Sec. 5. The style of all process shall be "State of Deseret," and all criminal prosecutions shall be "in the name of the State of Deseret."

==Election of the first Deseret Supreme Court Justices==

Although the text of the Constitution of the State of Deseret indicates that the first election for the Justices of the Supreme Court was to be held on May 7, 1849, all evidence indicates that the Constitution was in fact composed sometime between July 1 and July 18, 1849: the drafters of the Constitution had been tasked with inventing an entire background of procedural history for the Deseret Constitution, including a constitutional convention and an election for the general body of officers for the government of the State of Deseret. The falsified procedural background was presumably taken as a measure that would legitimatize the constitution, and increase the likelihood that the U.S. government would approve Deseret's bid for statehood.

On March 4, 1849, at a time when the Council of Fifty was still intending to petition the U.S. government to make Deseret a territory (it had not yet determined to aim for statehood), the Council delegated Heber C. Kimball as Chief Justice, with Newel K. Whitney and John Taylor as Associate Justices. The public election followed two days later on March 6 when, along with the rest of the slate of positions nominated by the council, the Justices were confirmed by a unanimous vote of 674 in favor.

After the creation of the Supreme Court under the Constitution of the State of Deseret, the lower courts were created by the Deseret general assembly. On January 9, 1850, this legislature created a series of county courts and justices of the peace to serve on the local level.

==Function==

===Mormon and non-Mormon usage===

Although each of the Justices were prominent church leaders in their own right (Kimball was one of the original twelve apostles under Joseph Smith and the First Counselor to Brigham Young in the First Presidency of the church, while Taylor succeeded Brigham Young as the president of the church after Young's death), Mormons living in the State of Deseret were encouraged by church leadership to take their grievances to their immediate ecclesiastical leaders, rather than going through the civil channels. Non-Mormons, on the other hand, relied more heavily on the courts of the State of Deseret, although they too submitted to the church tribunals on occasion.

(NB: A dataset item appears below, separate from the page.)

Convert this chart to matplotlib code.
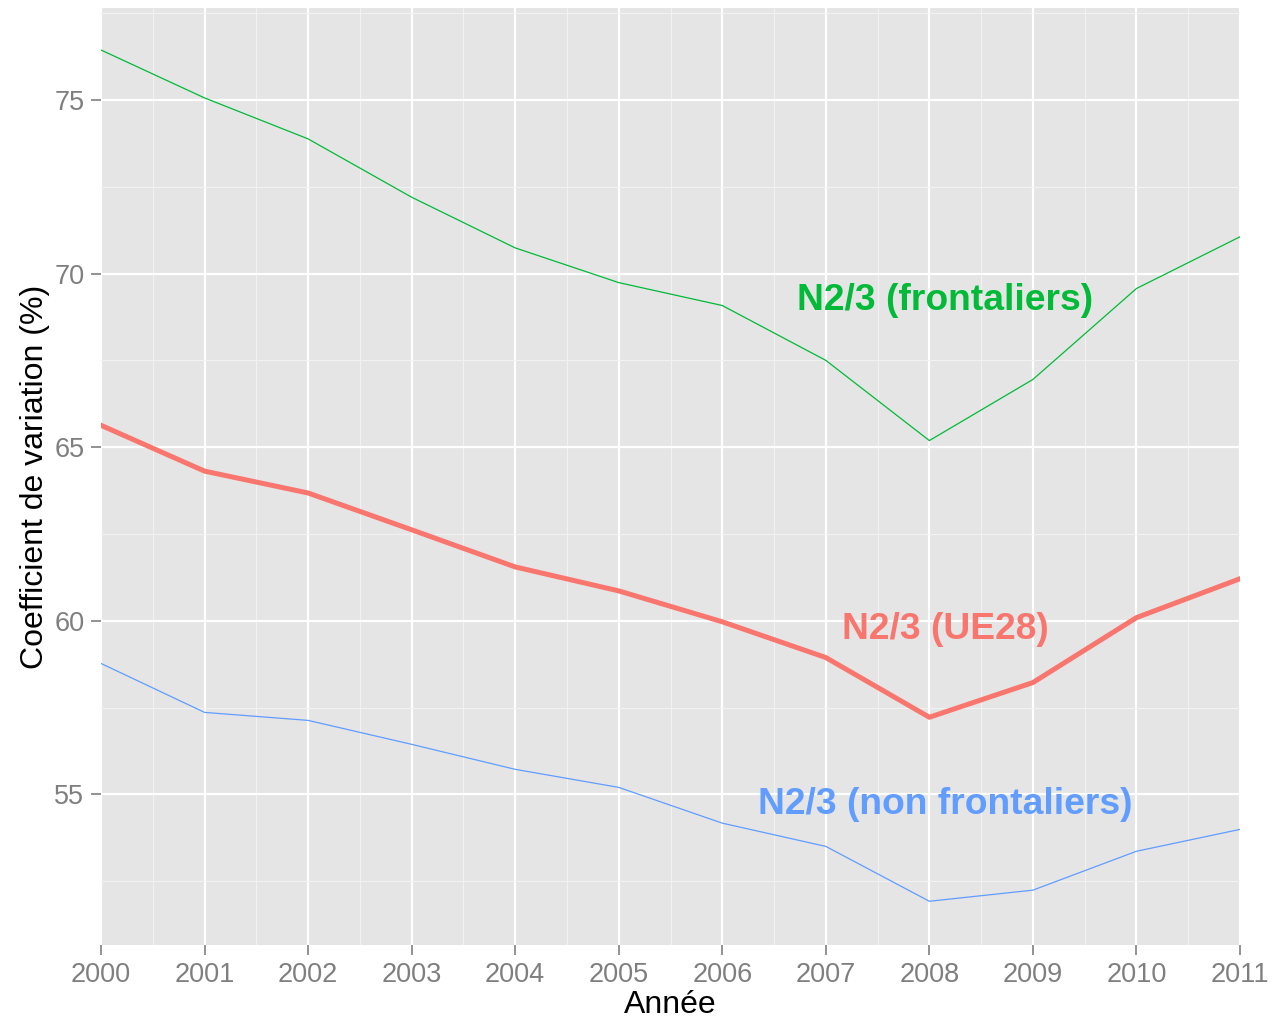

B. H. Roberts cites Captain Howard Stansbury's recollections of the operation of the court:

Their courts were constantly appealed to by companies of passing emigrants, who, having fallen out by the way, could not agree upon the division of their property. The decisions were remarkable for fairness and impartiality, and if not submitted to, were sternly enforced by the whole power of the community. Appeals for protection from oppression, by those passing through their midst, were not made in vain: and I know of at least one instance in which the marshal of the state was dispatched, with an adequate force, nearly two hundred miles into the western dessert, in pursuit of some miscreants who had stolen off with nearly the whole outfit of a party of emigrants. He pursued and brought them back to the city, and the plundered property was restored to its rightful owner.

===Execution===
The State of Deseret Supreme Court ordered the first recorded execution in the settlement that would become Utah: Patsowits, a Ute Indian, was convicted of the murder of an emigrant in Sanpete Valley. Patsowits was executed by garroting, after receiving his last religious rites from Chaplain John Kay and Sheriff James Ferguson.